Turquie: 16 journalistes écroués pour « appartenance à une organisation terroriste »
Les journalistes sont tous membres du Parti démocratique des peuples, pro-kurde ; leur arrestation pourrait être une manœuvre d'intimidation des partis kurdes, avant les élections
Seize journalistes turcs ont été écroués jeudi pour « appartenance à une organisation terroriste » à Diyarbakir, dans le sud-est à majorité kurde de la Turquie, selon l’acte d’écrou consulté par l’AFP.
Travaillant pour des médias et sociétés de production proches du HDP (Parti démocratique des peuples, pro-kurde), 20 journalistes avaient été interpellés le 8 juin pour « appartenance à la section presse » du Parti des travailleurs du Kurdistan (PKK), considéré comme terroriste par Ankara et ses alliés occidentaux.
En garde à vue depuis, seize d’entre eux ont été écroués jeudi, dont Serdar Altan, co-président d’une association de journalistes, accusés d' »appartenance à une organisation terroriste », selon l’acte d’écrou et l’un des avocats des journalistes, Resul Temir, interrogé par l’AFP.
Les autres journalistes ont été relâchés sous contrôle judiciaire.
Selon des médias locaux, les journalistes ont été interrogés par le procureur sur le contenu de leurs articles.
« Cela laisse penser à une manœuvre préélectorale pour couper l’herbe sous le pied de la classe politique kurde et les priver de moyen d’expression », à un an de la prochaine élection présidentielle et au moment où la Turquie dit préparer une offensive contre des combattants kurdes dans le nord de la Syrie, a réagi le représentant en Turquie de l’ONG Reporters sans frontières (RSF), Erol Onderoglu, interrogé par l’AFP.
« Nous vivons les jours les plus sombres de notre pays en matière de liberté de presse », a également réagi dans un communiqué le président de l’Association des journalistes de Turquie, Nazim Bilgin.
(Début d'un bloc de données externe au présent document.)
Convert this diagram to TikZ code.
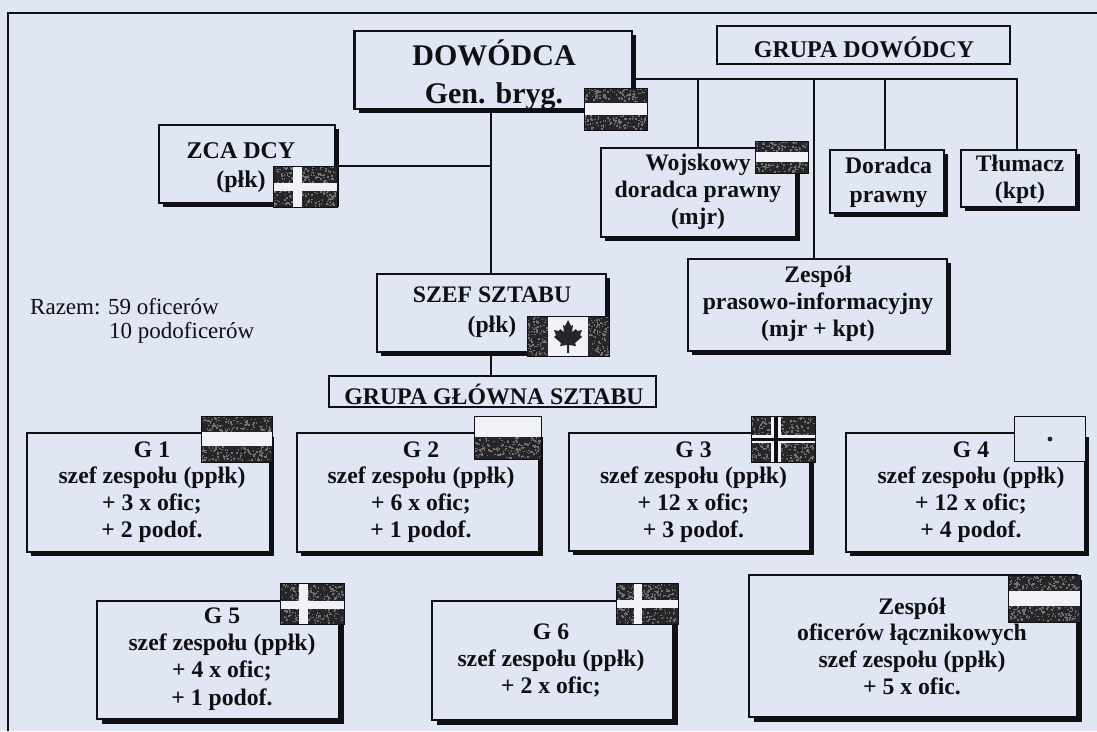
\documentclass[tikz,border=0pt]{standalone}
\usepackage{fontspec}
\setmainfont{Liberation Serif}
\usetikzlibrary{shadows}
\definecolor{paper}{RGB}{224,230,243}
\definecolor{ink}{RGB}{16,16,18}
\definecolor{dkc}{RGB}{38,38,40}
\definecolor{flagw}{RGB}{240,242,247}
\tikzset{
  boxbase/.style={draw=ink,fill=paper,line width=2.3pt,inner sep=0pt,outer sep=0pt},
  flatbox/.style={boxbase},
  sh/.style={boxbase,general shadow={fill=ink,shadow xshift=#1pt,shadow yshift=-#1pt}},
  wire/.style={draw=ink,line width=1.1pt},
  lbl/.style={inner sep=0pt,align=center,text=ink},
  plain/.style={inner sep=0pt,align=left,text=ink,anchor=west},
  flagline/.style={draw=ink,line width=0.6pt}
}
% box: style, name, x1,y1,x2,y2
\newcommand\bx[6]{%
  \pgfmathsetmacro\bw{#5-#3}\pgfmathsetmacro\bh{#6-#4}%
  \pgfmathsetmacro\bcx{(#3+#5)/2}\pgfmathsetmacro\bcy{(#4+#6)/2}%
  \node[#1,minimum width=\bw pt,minimum height=\bh pt] (#2) at (\bcx,\bcy) {};}
% text: name, x, y, size, skip, text
\newcommand\tx[6]{\node[lbl,font=\bfseries\fontsize{#4}{#5}\selectfont] (#1) at (#2,#3) {#6};}
% dark noisy area
\newcommand\dk[4]{%
  \fill[dkc] (#1,#2) rectangle (#3,#4);
  \pgfmathsetmacro\nn{int((#3-#1)*(#4-#2)/9)}%
  \foreach \q in {1,...,\nn}{%
    \pgfmathsetmacro\ax{#1+rnd*(#3-#1-1.6)}%
    \pgfmathsetmacro\ay{#2+rnd*(#4-#2-1.6)}%
    \fill[black!55] (\ax,\ay) rectangle +(1.5,1.5);}}
% striped flag dark/white/dark
\newcommand\stripes[4]{%
  \fill[flagw] (#1,#2) rectangle (#3,#4);
  \pgfmathsetmacro\ya{#2+(#4-#2)*0.35}\pgfmathsetmacro\yb{#2+(#4-#2)*0.65}%
  \edef\yaa{\ya}\edef\ybb{\yb}%
  \dk{#1}{#2}{#3}{\yaa}
  \dk{#1}{\ybb}{#3}{#4}
  \draw[flagline] (#1,#2) rectangle (#3,#4);}
% cross flag: x1,y1,x2,y2, cross x1,x2,y1,y2
\newcommand\cross[8]{%
  \dk{#1}{#2}{#3}{#4}
  \fill[flagw] (#5,#2) rectangle (#6,#4);
  \fill[flagw] (#1,#7) rectangle (#3,#8);
  \draw[flagline] (#1,#2) rectangle (#3,#4);}
\begin{document}
\begin{tikzpicture}[x=1pt,y=-1pt]
\pgfmathsetseed{11}
\useasboundingbox (0,0) rectangle (1097,731);
\fill[paper] (0,0) rectangle (1097,731);
% outer frame
\draw[draw=ink,line width=2.2pt] (8,731) -- (8,13) -- (1097,13);

% boxes
\bx{sh=4}{dow}{354.5}{31}{632}{109}
\bx{flatbox}{gd}{717}{26}{1010}{64}
\bx{sh=4}{zca}{159}{125}{335}{203}
\bx{sh=4}{woj}{601}{148}{796}{237}
\bx{sh=4}{dor}{830}{150}{944}{213}
\bx{sh=4}{tlu}{961}{150}{1076}{207}
\bx{sh=4}{szef}{377}{274}{606}{352}
\bx{sh=4}{zes}{688}{259}{947}{351}
\bx{flatbox}{ggs}{329}{376}{656}{407}
\bx{sh=4}{gA}{27}{433}{270}{552}
\bx{sh=4}{gB}{297}{433}{539}{552}
\bx{sh=4}{gC}{569}{433}{810}{551}
\bx{sh=4}{gD}{846}{433}{1085}{552}
\bx{sh=5}{gE}{97}{601}{339}{719}
\bx{sh=5}{gF}{432}{601}{673}{720}
\bx{sh=5}{gG}{749}{575}{1077}{717}

% connectors
\coordinate (mainx) at (491,0);
\coordinate (busy) at (0,79);
\coordinate (zcay) at (0,166);
\coordinate (wx) at (698,0);
\coordinate (zx) at (814,0);
\coordinate (dx) at (885,0);
\coordinate (tx) at (1017,0);
\draw[wire] (dow.south -| mainx) -- (szef.north -| mainx);
\draw[wire] (szef.south -| mainx) -- (ggs.north -| mainx);
\draw[wire] (zca.east |- zcay) -- (mainx |- zcay);
\draw[wire] (dow.east |- busy) -- (tx |- busy) -- (tx |- tlu.north);
\draw[wire] (wx |- busy) -- (wx |- woj.north);
\draw[wire] (zx |- busy) -- (zx |- zes.north);
\draw[wire] (dx |- busy) -- (dx |- dor.north);

% flags
\stripes{584}{88}{647}{130}
\stripes{755}{141}{808}{173}
\cross{273}{166}{337}{207}{293}{302}{183}{191}
% Canada
\fill[flagw] (527,316) rectangle (609,356);
\dk{527}{316}{548}{356}
\dk{588}{316}{609}{356}
\draw[flagline] (527,316) rectangle (609,356);
\fill[dkc,shift={(568,335)}] (0,-15) -- (3,-9) -- (5,-10) -- (4,-3) -- (8,-6) -- (9,-4) -- (14,-5) -- (12,0) -- (14,2) -- (7,8) -- (8,11) -- (1,10) -- (1,18) -- (-1,18) -- (-1,10) -- (-8,11) -- (-7,8) -- (-14,2) -- (-12,0) -- (-14,-5) -- (-9,-4) -- (-8,-6) -- (-4,-3) -- (-5,-10) -- (-3,-9) -- cycle;
\stripes{201}{416}{272}{462}
% G2 flag
\fill[flagw] (474.5,416) rectangle (541.5,437);
\dk{474.5}{437}{541.5}{459}
\draw[flagline] (474.5,416) rectangle (541.5,459);
% G3 flag
\cross{751}{416}{815}{462}{771}{781}{435}{443}
\fill[ink] (774,416) rectangle (777.5,462);
\fill[ink] (751,437.5) rectangle (815,441);
% G4 flag
\fill[paper] (1014,416) rectangle (1085,461);
\draw[flagline] (1014,416) rectangle (1085,461);
\fill[dkc] (1050,439) circle (2.4);
\cross{280.5}{583}{344}{624}{298.5}{308}{601}{609}
\cross{616}{583}{678}{624}{633.6}{642}{600}{608}
\stripes{1008.6}{575}{1080}{622}

% texts
\tx{tDow}{494}{75}{30}{38}{DOWÓDCA\\Gen. bryg.}
\tx{tGd}{864}{47}{24}{27}{GRUPA DOWÓDCY}
\tx{tZca}{241}{168}{24}{29}{ZCA DCY\\(płk)}
\tx{tWoj}{698}{192}{23.7}{27}{Wojskowy\\doradca prawny\\(mjr)}
\tx{tDor}{888.5}{182}{23.7}{29}{Doradca\\prawny}
\tx{tTlu}{1020}{179}{23.7}{27}{Tłumacz\\(kpt)}
\tx{tSzef}{492}{312}{23.7}{30}{SZEF SZTABU\\(płk)}
\tx{tZes}{818}{304}{23.7}{27}{Zespół\\prasowo-informacyjny\\(mjr + kpt)}
\tx{tGgs}{494}{394}{23.8}{27}{GRUPA GŁÓWNA SZTABU}
\tx{tA}{152}{492}{23.7}{26.7}{G 1\\szef zespołu (ppłk)\\+ 3 x ofic;\\+ 2 podof.}
\tx{tB}{421}{492}{23.7}{26.7}{G 2\\szef zespołu (ppłk)\\+ 6 x ofic;\\+ 1 podof.}
\tx{tC}{693.5}{492}{23.7}{26.7}{G 3\\szef zespołu (ppłk)\\+ 12 x ofic;\\+ 3 podof.}
\tx{tD}{971}{492}{23.7}{26.7}{G 4\\szef zespołu (ppłk)\\+ 12 x ofic;\\+ 4 podof.}
\tx{tE}{222}{659}{23.7}{27.3}{G 5\\szef zespołu (ppłk)\\+ 4 x ofic;\\+ 1 podof.}
\tx{tF}{551}{660}{23.7}{27}{G 6\\szef zespołu (ppłk)\\+ 2 x ofic;}
\tx{tG}{912}{646}{23.7}{26.7}{Zespół\\oficerów łącznikowych\\szef zespołu (ppłk)\\+ 5 x ofic.}
\node[plain,font=\fontsize{23}{26}\selectfont] (razA) at (30,307) {Razem: 59 oficerów};
\node[plain,font=\fontsize{23}{26}\selectfont] (razB) at (109,333) {10 podoficerów};
\end{tikzpicture}
\end{document}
M. Bilgin a souligné que cette décision intervient au lendemain de l’adoption en commission de justice au Parlement turc d’un projet de loi qui prévoit des peines de prison contre tout journaliste ou citoyen reconnu coupable de « diffusion publique d’informations trompeuses », un texte qui pourrait être adopté prochainement et qu’il qualifie de « loi de censure ».
Des ONG dénoncent régulièrement l’érosion de la liberté de la presse en Turquie, qui pointe à la 149ème place sur 180 du classement 2022 de la liberté de la presse publié par RSF.
Le HDP, troisième plus grand groupe au Parlement turc, est accusé par le président Recep Tayyip Erdogan d’être la « vitrine politique » du PKK.
Depuis 2016, plusieurs centaines de membres du HDP ont été arrêtés, dont son charismatique chef de file, Selahattin Demirtas, emprisonné en dépit de protestations européennes.